◆ Description of the task ◆
Reproduce the listing word for word, leaving every picture behind.
....
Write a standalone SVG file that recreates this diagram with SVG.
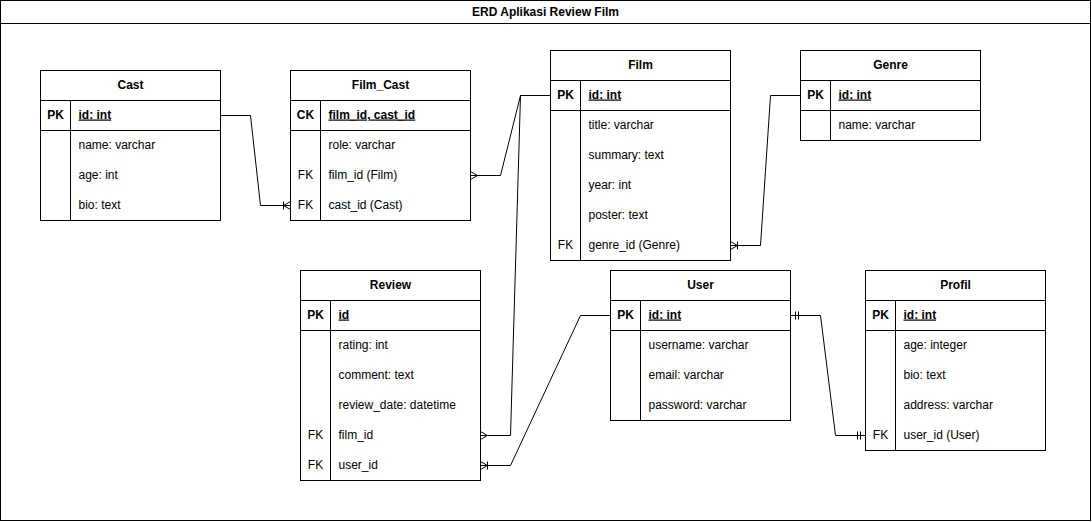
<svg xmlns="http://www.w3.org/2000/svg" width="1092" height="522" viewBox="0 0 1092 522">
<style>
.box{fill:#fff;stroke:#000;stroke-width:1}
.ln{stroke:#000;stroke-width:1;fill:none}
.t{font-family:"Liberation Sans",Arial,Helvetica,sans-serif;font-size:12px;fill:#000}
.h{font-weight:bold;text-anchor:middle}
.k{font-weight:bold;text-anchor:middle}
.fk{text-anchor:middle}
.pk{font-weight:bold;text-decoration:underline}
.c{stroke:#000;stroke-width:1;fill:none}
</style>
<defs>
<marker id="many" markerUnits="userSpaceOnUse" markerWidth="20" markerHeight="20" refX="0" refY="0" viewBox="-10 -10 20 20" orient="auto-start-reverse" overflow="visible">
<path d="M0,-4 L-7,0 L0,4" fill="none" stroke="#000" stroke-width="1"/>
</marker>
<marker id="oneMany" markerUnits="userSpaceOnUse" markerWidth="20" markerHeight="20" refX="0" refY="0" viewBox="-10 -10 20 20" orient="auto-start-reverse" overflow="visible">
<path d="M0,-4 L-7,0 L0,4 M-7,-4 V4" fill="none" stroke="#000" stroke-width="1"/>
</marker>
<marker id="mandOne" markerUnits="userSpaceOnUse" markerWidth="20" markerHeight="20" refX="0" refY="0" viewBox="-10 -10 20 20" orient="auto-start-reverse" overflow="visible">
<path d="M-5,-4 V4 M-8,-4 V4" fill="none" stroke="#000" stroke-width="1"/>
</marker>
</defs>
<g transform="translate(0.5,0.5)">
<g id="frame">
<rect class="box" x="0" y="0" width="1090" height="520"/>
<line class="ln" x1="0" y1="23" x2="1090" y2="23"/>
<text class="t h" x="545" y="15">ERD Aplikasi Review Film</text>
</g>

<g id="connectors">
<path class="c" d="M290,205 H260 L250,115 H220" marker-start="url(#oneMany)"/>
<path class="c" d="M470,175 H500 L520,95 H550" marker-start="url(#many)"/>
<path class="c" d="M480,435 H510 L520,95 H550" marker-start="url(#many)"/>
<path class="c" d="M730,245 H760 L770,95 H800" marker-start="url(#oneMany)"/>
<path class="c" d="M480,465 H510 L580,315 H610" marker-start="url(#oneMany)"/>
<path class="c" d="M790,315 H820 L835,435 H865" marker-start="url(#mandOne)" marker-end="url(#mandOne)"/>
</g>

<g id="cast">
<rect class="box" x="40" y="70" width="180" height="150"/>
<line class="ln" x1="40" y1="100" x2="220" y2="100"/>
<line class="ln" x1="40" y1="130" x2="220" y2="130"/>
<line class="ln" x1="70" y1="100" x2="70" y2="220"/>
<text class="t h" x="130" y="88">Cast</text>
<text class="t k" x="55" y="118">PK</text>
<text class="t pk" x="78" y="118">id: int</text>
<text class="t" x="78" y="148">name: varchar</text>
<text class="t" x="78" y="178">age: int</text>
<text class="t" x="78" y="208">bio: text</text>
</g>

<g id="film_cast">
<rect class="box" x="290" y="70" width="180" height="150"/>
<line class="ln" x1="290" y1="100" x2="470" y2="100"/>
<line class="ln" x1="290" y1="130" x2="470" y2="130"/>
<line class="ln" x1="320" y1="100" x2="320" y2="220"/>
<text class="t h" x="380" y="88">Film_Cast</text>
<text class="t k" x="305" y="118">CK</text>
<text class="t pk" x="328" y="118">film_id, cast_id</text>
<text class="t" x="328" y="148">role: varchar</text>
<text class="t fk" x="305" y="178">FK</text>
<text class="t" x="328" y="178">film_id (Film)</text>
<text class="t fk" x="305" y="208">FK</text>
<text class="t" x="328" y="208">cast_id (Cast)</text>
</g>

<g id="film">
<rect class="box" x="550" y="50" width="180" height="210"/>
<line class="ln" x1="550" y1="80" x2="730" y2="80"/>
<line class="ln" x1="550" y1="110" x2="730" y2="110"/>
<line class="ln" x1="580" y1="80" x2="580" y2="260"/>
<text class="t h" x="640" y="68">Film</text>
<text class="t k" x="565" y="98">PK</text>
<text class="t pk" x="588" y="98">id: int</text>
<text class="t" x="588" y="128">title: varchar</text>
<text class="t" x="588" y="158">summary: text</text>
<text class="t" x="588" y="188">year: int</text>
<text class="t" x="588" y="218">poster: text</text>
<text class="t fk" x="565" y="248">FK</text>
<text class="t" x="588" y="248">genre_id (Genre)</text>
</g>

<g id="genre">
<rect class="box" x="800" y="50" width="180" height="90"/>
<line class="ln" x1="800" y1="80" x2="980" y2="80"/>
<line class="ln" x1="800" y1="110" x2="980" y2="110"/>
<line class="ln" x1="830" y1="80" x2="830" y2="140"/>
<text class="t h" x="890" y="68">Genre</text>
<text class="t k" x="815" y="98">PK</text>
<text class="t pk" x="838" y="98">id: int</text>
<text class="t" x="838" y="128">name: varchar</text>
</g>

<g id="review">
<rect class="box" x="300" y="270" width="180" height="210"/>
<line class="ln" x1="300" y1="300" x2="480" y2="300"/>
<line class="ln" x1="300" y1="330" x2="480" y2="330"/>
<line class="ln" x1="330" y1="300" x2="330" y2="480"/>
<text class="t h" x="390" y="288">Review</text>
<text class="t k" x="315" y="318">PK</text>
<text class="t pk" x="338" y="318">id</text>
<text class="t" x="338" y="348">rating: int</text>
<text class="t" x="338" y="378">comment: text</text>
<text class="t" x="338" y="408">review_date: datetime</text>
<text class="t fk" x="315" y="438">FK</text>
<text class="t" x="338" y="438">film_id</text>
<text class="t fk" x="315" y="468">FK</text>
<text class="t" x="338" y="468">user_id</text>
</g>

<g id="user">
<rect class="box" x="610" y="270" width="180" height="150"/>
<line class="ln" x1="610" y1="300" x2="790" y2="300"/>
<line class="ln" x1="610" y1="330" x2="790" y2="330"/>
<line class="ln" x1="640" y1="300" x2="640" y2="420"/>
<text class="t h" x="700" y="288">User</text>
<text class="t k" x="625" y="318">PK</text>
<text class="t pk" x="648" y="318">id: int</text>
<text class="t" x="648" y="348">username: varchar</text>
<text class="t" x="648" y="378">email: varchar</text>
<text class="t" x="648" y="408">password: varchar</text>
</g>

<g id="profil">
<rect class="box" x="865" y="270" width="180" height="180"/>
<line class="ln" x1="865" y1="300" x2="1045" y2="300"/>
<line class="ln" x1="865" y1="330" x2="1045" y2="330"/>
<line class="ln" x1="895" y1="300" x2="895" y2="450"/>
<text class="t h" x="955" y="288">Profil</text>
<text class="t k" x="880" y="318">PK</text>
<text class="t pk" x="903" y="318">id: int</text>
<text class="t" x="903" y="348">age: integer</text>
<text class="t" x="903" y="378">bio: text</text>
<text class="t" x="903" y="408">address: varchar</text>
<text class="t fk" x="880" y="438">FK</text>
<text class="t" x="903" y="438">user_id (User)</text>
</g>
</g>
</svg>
....
◆ The response ◆
Write a standalone SVG file that recreates this diagram with SVG.
<svg xmlns="http://www.w3.org/2000/svg" width="1092" height="522" viewBox="0 0 1092 522">
<style>
.box{fill:#fff;stroke:#000;stroke-width:1}
.ln{stroke:#000;stroke-width:1;fill:none}
.t{font-family:"Liberation Sans",Arial,Helvetica,sans-serif;font-size:12px;fill:#000}
.h{font-weight:bold;text-anchor:middle}
.k{font-weight:bold;text-anchor:middle}
.fk{text-anchor:middle}
.pk{font-weight:bold;text-decoration:underline}
.c{stroke:#000;stroke-width:1;fill:none}
</style>
<defs>
<marker id="many" markerUnits="userSpaceOnUse" markerWidth="20" markerHeight="20" refX="0" refY="0" viewBox="-10 -10 20 20" orient="auto-start-reverse" overflow="visible">
<path d="M0,-4 L-7,0 L0,4" fill="none" stroke="#000" stroke-width="1"/>
</marker>
<marker id="oneMany" markerUnits="userSpaceOnUse" markerWidth="20" markerHeight="20" refX="0" refY="0" viewBox="-10 -10 20 20" orient="auto-start-reverse" overflow="visible">
<path d="M0,-4 L-7,0 L0,4 M-7,-4 V4" fill="none" stroke="#000" stroke-width="1"/>
</marker>
<marker id="mandOne" markerUnits="userSpaceOnUse" markerWidth="20" markerHeight="20" refX="0" refY="0" viewBox="-10 -10 20 20" orient="auto-start-reverse" overflow="visible">
<path d="M-5,-4 V4 M-8,-4 V4" fill="none" stroke="#000" stroke-width="1"/>
</marker>
</defs>
<g transform="translate(0.5,0.5)">
<g id="frame">
<rect class="box" x="0" y="0" width="1090" height="520"/>
<line class="ln" x1="0" y1="23" x2="1090" y2="23"/>
<text class="t h" x="545" y="15">ERD Aplikasi Review Film</text>
</g>

<g id="connectors">
<path class="c" d="M290,205 H260 L250,115 H220" marker-start="url(#oneMany)"/>
<path class="c" d="M470,175 H500 L520,95 H550" marker-start="url(#many)"/>
<path class="c" d="M480,435 H510 L520,95 H550" marker-start="url(#many)"/>
<path class="c" d="M730,245 H760 L770,95 H800" marker-start="url(#oneMany)"/>
<path class="c" d="M480,465 H510 L580,315 H610" marker-start="url(#oneMany)"/>
<path class="c" d="M790,315 H820 L835,435 H865" marker-start="url(#mandOne)" marker-end="url(#mandOne)"/>
</g>

<g id="cast">
<rect class="box" x="40" y="70" width="180" height="150"/>
<line class="ln" x1="40" y1="100" x2="220" y2="100"/>
<line class="ln" x1="40" y1="130" x2="220" y2="130"/>
<line class="ln" x1="70" y1="100" x2="70" y2="220"/>
<text class="t h" x="130" y="88">Cast</text>
<text class="t k" x="55" y="118">PK</text>
<text class="t pk" x="78" y="118">id: int</text>
<text class="t" x="78" y="148">name: varchar</text>
<text class="t" x="78" y="178">age: int</text>
<text class="t" x="78" y="208">bio: text</text>
</g>

<g id="film_cast">
<rect class="box" x="290" y="70" width="180" height="150"/>
<line class="ln" x1="290" y1="100" x2="470" y2="100"/>
<line class="ln" x1="290" y1="130" x2="470" y2="130"/>
<line class="ln" x1="320" y1="100" x2="320" y2="220"/>
<text class="t h" x="380" y="88">Film_Cast</text>
<text class="t k" x="305" y="118">CK</text>
<text class="t pk" x="328" y="118">film_id, cast_id</text>
<text class="t" x="328" y="148">role: varchar</text>
<text class="t fk" x="305" y="178">FK</text>
<text class="t" x="328" y="178">film_id (Film)</text>
<text class="t fk" x="305" y="208">FK</text>
<text class="t" x="328" y="208">cast_id (Cast)</text>
</g>

<g id="film">
<rect class="box" x="550" y="50" width="180" height="210"/>
<line class="ln" x1="550" y1="80" x2="730" y2="80"/>
<line class="ln" x1="550" y1="110" x2="730" y2="110"/>
<line class="ln" x1="580" y1="80" x2="580" y2="260"/>
<text class="t h" x="640" y="68">Film</text>
<text class="t k" x="565" y="98">PK</text>
<text class="t pk" x="588" y="98">id: int</text>
<text class="t" x="588" y="128">title: varchar</text>
<text class="t" x="588" y="158">summary: text</text>
<text class="t" x="588" y="188">year: int</text>
<text class="t" x="588" y="218">poster: text</text>
<text class="t fk" x="565" y="248">FK</text>
<text class="t" x="588" y="248">genre_id (Genre)</text>
</g>

<g id="genre">
<rect class="box" x="800" y="50" width="180" height="90"/>
<line class="ln" x1="800" y1="80" x2="980" y2="80"/>
<line class="ln" x1="800" y1="110" x2="980" y2="110"/>
<line class="ln" x1="830" y1="80" x2="830" y2="140"/>
<text class="t h" x="890" y="68">Genre</text>
<text class="t k" x="815" y="98">PK</text>
<text class="t pk" x="838" y="98">id: int</text>
<text class="t" x="838" y="128">name: varchar</text>
</g>

<g id="review">
<rect class="box" x="300" y="270" width="180" height="210"/>
<line class="ln" x1="300" y1="300" x2="480" y2="300"/>
<line class="ln" x1="300" y1="330" x2="480" y2="330"/>
<line class="ln" x1="330" y1="300" x2="330" y2="480"/>
<text class="t h" x="390" y="288">Review</text>
<text class="t k" x="315" y="318">PK</text>
<text class="t pk" x="338" y="318">id</text>
<text class="t" x="338" y="348">rating: int</text>
<text class="t" x="338" y="378">comment: text</text>
<text class="t" x="338" y="408">review_date: datetime</text>
<text class="t fk" x="315" y="438">FK</text>
<text class="t" x="338" y="438">film_id</text>
<text class="t fk" x="315" y="468">FK</text>
<text class="t" x="338" y="468">user_id</text>
</g>

<g id="user">
<rect class="box" x="610" y="270" width="180" height="150"/>
<line class="ln" x1="610" y1="300" x2="790" y2="300"/>
<line class="ln" x1="610" y1="330" x2="790" y2="330"/>
<line class="ln" x1="640" y1="300" x2="640" y2="420"/>
<text class="t h" x="700" y="288">User</text>
<text class="t k" x="625" y="318">PK</text>
<text class="t pk" x="648" y="318">id: int</text>
<text class="t" x="648" y="348">username: varchar</text>
<text class="t" x="648" y="378">email: varchar</text>
<text class="t" x="648" y="408">password: varchar</text>
</g>

<g id="profil">
<rect class="box" x="865" y="270" width="180" height="180"/>
<line class="ln" x1="865" y1="300" x2="1045" y2="300"/>
<line class="ln" x1="865" y1="330" x2="1045" y2="330"/>
<line class="ln" x1="895" y1="300" x2="895" y2="450"/>
<text class="t h" x="955" y="288">Profil</text>
<text class="t k" x="880" y="318">PK</text>
<text class="t pk" x="903" y="318">id: int</text>
<text class="t" x="903" y="348">age: integer</text>
<text class="t" x="903" y="378">bio: text</text>
<text class="t" x="903" y="408">address: varchar</text>
<text class="t fk" x="880" y="438">FK</text>
<text class="t" x="903" y="438">user_id (User)</text>
</g>
</g>
</svg>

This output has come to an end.